Bonus Episode 5: Odds and Ends

In this bonus episode we explore a few odds and ends which didn’t make into the earlier episodes.   We examine the Old English words related to knowledge and wisdom.  And we also look at the original terms for the fingers.

3 thoughts on “Bonus Episode 5: Odds and Ends

  1. A friend alerted me to your podcast about a month ago and I find it absolutely fascinating. More importantly, I’ve become a patron on Patreon.

    This episode on knowledge and wisdom was enlightening and reminded me of something when I studied Russian years ago. The vid/ved root also made its way east, as did the root med meaning honey so that a medved or bear is something that “knows honey”. And from that we also get the family name Medvedev.

    • Thanks for the interesting etymology. I assume that it is also the source of the surname ‘Medved’ as well? And thanks for supporting the podcast!

      • Yes, Medved has the same etymology.

        Vedat’ (ведать) is a kind of archaic synonym of znat’ (знать, to know), wich is actually cognate to the same PIE root *ǵneh₃-. So we see the very same substitution process in Russian! All derivative terms of ведать also feel outdated or rare: nevedenie (неведение, ignorance), nevedomyj (неведомый, unknown), ved’ma (ведьма, a witch), etc.

        However, the other derivative root from ved- is vest’ (весть, a piece of news) is widespread in modern Russian as it produces words like izvestnyj (известный, known), neizvestnyj (неизвестный, unknown), povestka (повестка, subpoena), etc.

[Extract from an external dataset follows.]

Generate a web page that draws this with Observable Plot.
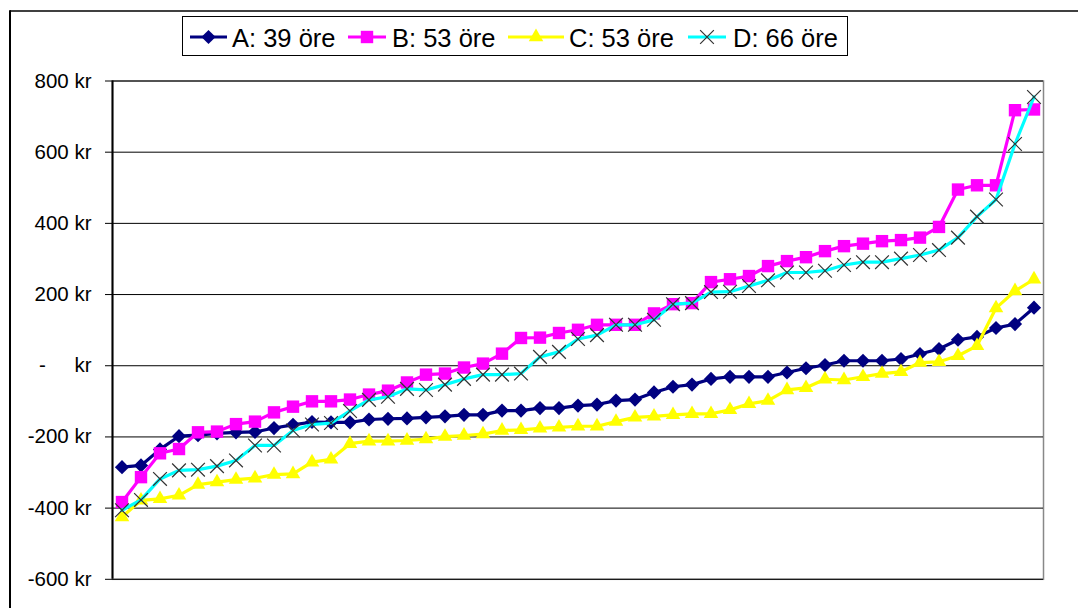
<!DOCTYPE html>
<html><head><meta charset="utf-8">
<script src="https://cdn.jsdelivr.net/npm/d3@7"></script>
<script src="https://cdn.jsdelivr.net/npm/@observablehq/plot@0.6"></script>
<style>
body{margin:0;background:#fff;font-family:"Liberation Sans",Arial,sans-serif;}
#wrap{position:relative;width:1078px;height:608px;overflow:hidden;background:#fff;}
#chart{position:absolute;left:0;top:0;}
#overlay{position:absolute;left:0;top:0;}
</style></head><body>
<div id="wrap"><div id="chart"></div><svg id="overlay" width="1078" height="608"></svg></div>
<script>
const seriesNames = ["A: 39 öre", "B: 53 öre", "C: 53 öre", "D: 66 öre"];
const valuesA = [-285,-280,-235,-198,-195,-190,-187,-186,-175,-166,-158,-159,-159,-151,-149,-148,-145,-142,-138,-138,-126,-126,-119,-119,-112,-109,-98,-95,-75,-59,-53,-37,-31,-31,-31,-19,-7,2,14,14,14,19,33,47,73,81,106,117,163];
const valuesB = [-383,-313,-246,-234,-187,-185,-164,-157,-131,-115,-100,-100,-95,-81,-70,-47,-25,-22,-5,6,34,78,79,92,101,115,115,115,147,173,176,235,243,252,280,294,305,322,336,343,350,353,360,390,495,507,507,718,720];
const valuesC = [-425,-378,-374,-364,-334,-327,-320,-316,-306,-304,-271,-263,-219,-212,-212,-210,-206,-199,-196,-192,-182,-180,-176,-173,-170,-170,-157,-145,-142,-138,-135,-135,-124,-107,-98,-68,-62,-38,-40,-31,-22,-17,9,11,28,56,162,210,243];
const valuesD = [-406,-377,-318,-294,-292,-282,-266,-224,-224,-182,-165,-161,-127,-96,-87,-65,-68,-53,-37,-25,-25,-22,25,39,75,86,115,115,129,173,176,207,208,224,240,262,262,267,283,291,291,301,311,325,360,419,467,623,755];
const yTicks = [-600,-400,-200,0,200,400,600,800];

const styles = [
  {line:"#000080", symbol:"diamond2", fill:"#000080", stroke:"none", r:6.4},
  {line:"#FF00FF", symbol:"square", fill:"#FF00FF", stroke:"none", r:7.0},
  {line:"#FFFF00", symbol:"triangle", fill:"#FFFF00", stroke:"none", r:5.4},
  {line:"#00FFFF", symbol:"times", fill:"none", stroke:"#333", r:6.3}
];
const allValues = [valuesA, valuesB, valuesC, valuesD];
const n = valuesA.length;

const marks = [
  Plot.frame({stroke:"#888", strokeWidth:1.5}),
  Plot.gridY(yTicks, {stroke:"#000", strokeOpacity:1, strokeWidth:1}),
  Plot.axisY(yTicks, {tickSize:7, tickPadding:14, label:null, tickFormat: d => d === 0 ? "kr" : `${d} kr`, stroke:"#000"}),
  Plot.text([0], {y: d => d, frameAnchor:"left", dx:-70, text: () => "-", textAnchor:"middle", fontSize:20.5})
];
allValues.forEach((vals, k) => {
  const s = styles[k];
  const rows = vals.map((v, i) => ({i, v}));
  marks.push(Plot.line(rows, {x:"i", y:"v", stroke:s.line, strokeWidth:3.2}));
  if (s.symbol === "times")
    marks.push(Plot.dot(rows, {x:"i", y:"v", symbol:"times", stroke:s.stroke, strokeWidth:1.2, r:s.r}));
  else
    marks.push(Plot.dot(rows, {x:"i", y:"v", symbol:s.symbol, fill:s.fill, stroke:"none", r:s.r}));
});
marks.push(Plot.ruleX([-0.5], {stroke:"#000", strokeWidth:2}));

const chart = Plot.plot({
  width:1078, height:608,
  marginLeft:112, marginRight:35, marginTop:80.5, marginBottom:29.2,
  x:{domain:[-0.5, n-0.5], axis:null},
  y:{domain:[-600, 800], axis:null},
  style:{fontFamily:'"Liberation Sans", Arial, sans-serif', fontSize:"20.5px", color:"#000", background:"transparent", overflow:"visible"},
  marks
});
document.getElementById("chart").appendChild(chart);

// Outer chart border + legend
const ov = d3.select("#overlay");
ov.append("line").attr("x1",10).attr("x2",1078).attr("y1",11).attr("y2",11).attr("stroke","#000").attr("stroke-width",1.5);
ov.append("line").attr("x1",10).attr("x2",10).attr("y1",10.3).attr("y2",608).attr("stroke","#000").attr("stroke-width",2);
ov.append("rect").attr("x",182.5).attr("y",16.5).attr("width",665).attr("height",39).attr("fill","#fff").attr("stroke","#000").attr("stroke-width",1);
const items = [
  {x0:190, x1:227, tx:232},
  {x0:348, x1:386, tx:392},
  {x0:508, x1:564, tx:569},
  {x0:688, x1:726, tx:733}
];
const symMap = {diamond2:d3.symbolDiamond2, square:d3.symbolSquare, triangle:d3.symbolTriangle, times:d3.symbolTimes};
items.forEach((it, k) => {
  const s = styles[k];
  const ly = 37;
  ov.append("line").attr("x1",it.x0).attr("x2",it.x1).attr("y1",ly).attr("y2",ly).attr("stroke",s.line).attr("stroke-width",3);
  const path = d3.symbol(symMap[s.symbol], Math.PI*s.r*s.r)();
  ov.append("path").attr("d",path).attr("transform",`translate(${(it.x0+it.x1)/2},${ly})`)
    .attr("fill", s.fill).attr("stroke", s.symbol==="times" ? s.stroke : "none").attr("stroke-width",1.2);
  ov.append("text").attr("x",it.tx).attr("y",46.5).attr("font-size","25.5px").attr("font-family",'"Liberation Sans", Arial, sans-serif').attr("fill","#000").text(seriesNames[k]);
});
</script>
</body></html>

Sometimes it works as a substitution to vedat’ instead of znat’. For example, neVEDomyj (неведомый) is substituted with neizVESTnyj (неизвестный), while neznakomyj (незнакомый derivative оf znat’) has a more specific meaning “unfamiliar”.

        Also, the original meaning of the root still prevails: to see is videt’ (видеть), an apparition is videnie (виде́ние), vision (meaning “a look into future”) is videnie (ви́дение), visible/apparent is vidimyj (видимый) – the list is quite long.